> **Request**: Reproduce the listing below exactly, beginning with its first line and ending with the line that holds "('fut prog', fut_prog, '#fcfce0', '#85857a', '#e8e8d0')]"; pictures are not part of the copy.

> **Collected data**:
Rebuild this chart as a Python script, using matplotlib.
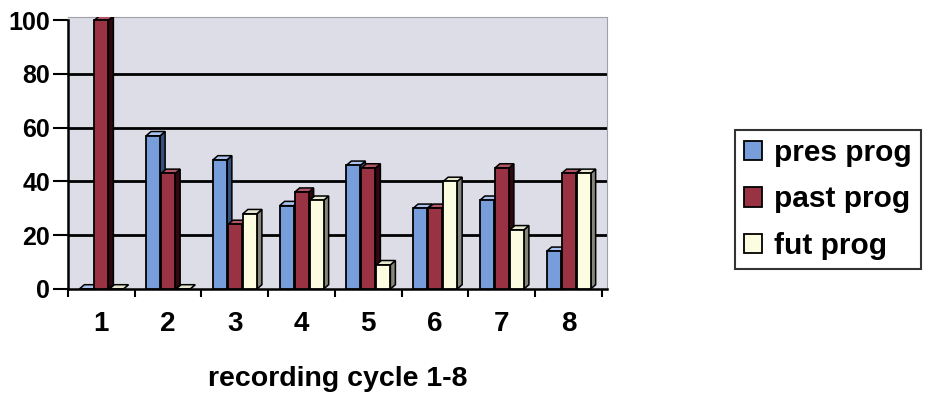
import matplotlib.pyplot as plt
from matplotlib.patches import Polygon
import numpy as np

plt.rcParams['font.family'] = ['Liberation Sans', 'DejaVu Sans']
plt.rcParams['font.weight'] = 'bold'

cycles = ['1', '2', '3', '4', '5', '6', '7', '8']
pres_prog = [0, 57, 48, 31, 46, 30, 33, 14]
past_prog = [100, 43, 24, 36, 45, 30, 45, 43]
fut_prog = [0, 0, 28, 33, 9, 40, 22, 43]

series = [('pres prog', pres_prog, '#789ddb', '#34507e', '#a9c2ee'),
          ('past prog', past_prog, '#993344', '#30080f', '#b25566'),
          ('fut prog', fut_prog, '#fcfce0', '#85857a', '#e8e8d0')]

fig = plt.figure(figsize=(9.3, 3.95), dpi=100)
ax = fig.add_axes([68 / 930, 106 / 395, 539 / 930, 272 / 395])
ax.set_facecolor('#dcdde7')

x = np.arange(1, len(cycles) + 1)
w = 0.21
step = 0.225
dx, dy = 0.075, 1.6

for i, (name, vals, col, side, top) in enumerate(series):
    xs = x + (i - 1) * step
    ax.bar(xs, vals, width=w, color=col, edgecolor='black', linewidth=1.3,
           zorder=3, label=name)
    for xc, v in zip(xs, vals):
        l, r = xc - w / 2, xc + w / 2
        ax.add_patch(Polygon([(r, 0), (r + dx, dy), (r + dx, v + dy), (r, v)],
                             closed=True, facecolor=side, edgecolor='black',
                             linewidth=1.1, zorder=2.9))
        ax.add_patch(Polygon([(l, v), (l + dx, v + dy), (r + dx, v + dy), (r, v)],
                             closed=True, facecolor=top, edgecolor='black',
                             linewidth=1.1, zorder=2.9))

ax.set_xlim(0.5, 8.5 + dx)
ax.set_ylim(0, 101.2)
ax.set_yticks([0, 20, 40, 60, 80, 100])
ax.set_yticklabels(['0', '20', '40', '60', '80', '100'], fontsize=18, fontweight='bold')
ax.set_xticks(x)
ax.set_xticklabels(cycles, fontsize=20, fontweight='bold')
ax.set_xticks(np.arange(0.5, 9.0, 1.0), minor=True)
ax.tick_params(axis='x', which='major', length=0, pad=16)
ax.tick_params(axis='x', which='minor', length=6, width=1.5)
ax.tick_params(axis='y', length=11, width=1.5, pad=2)

for yv in [20, 40, 60, 80]:
    ax.axhline(yv, xmin=2 / 539, color='black', linewidth=2, zorder=1)

ax.spines['left'].set_bounds(0, 100)
ax.spines['left'].set_linewidth(1.8)
ax.spines['bottom'].set_linewidth(1.8)
ax.spines['top'].set_color('#a0a0a8')
ax.spines['right'].set_color('#a0a0a8')

ax.set_xlabel('recording cycle 1-8', fontsize=20.5, fontweight='bold', labelpad=20.5)

leg = fig.legend(loc='upper left', bbox_to_anchor=(735 / 930, 1 - 130 / 395),
                 fontsize=21.5, frameon=True, fancybox=False, edgecolor='black',
                 handlelength=0.62, handleheight=0.62, handletextpad=0.4,
                 borderpad=0.3, labelspacing=0.62, borderaxespad=0)
leg.get_frame().set_linewidth(1.5)
for t in leg.get_texts():
    t.set_fontweight('bold')

fig.savefig('out.png', dpi=100)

> **The answer**:
Rebuild this chart as a Python script, using matplotlib.
import matplotlib.pyplot as plt
from matplotlib.patches import Polygon
import numpy as np

plt.rcParams['font.family'] = ['Liberation Sans', 'DejaVu Sans']
plt.rcParams['font.weight'] = 'bold'

cycles = ['1', '2', '3', '4', '5', '6', '7', '8']
pres_prog = [0, 57, 48, 31, 46, 30, 33, 14]
past_prog = [100, 43, 24, 36, 45, 30, 45, 43]
fut_prog = [0, 0, 28, 33, 9, 40, 22, 43]

series = [('pres prog', pres_prog, '#789ddb', '#34507e', '#a9c2ee'),
          ('past prog', past_prog, '#993344', '#30080f', '#b25566'),
          ('fut prog', fut_prog, '#fcfce0', '#85857a', '#e8e8d0')]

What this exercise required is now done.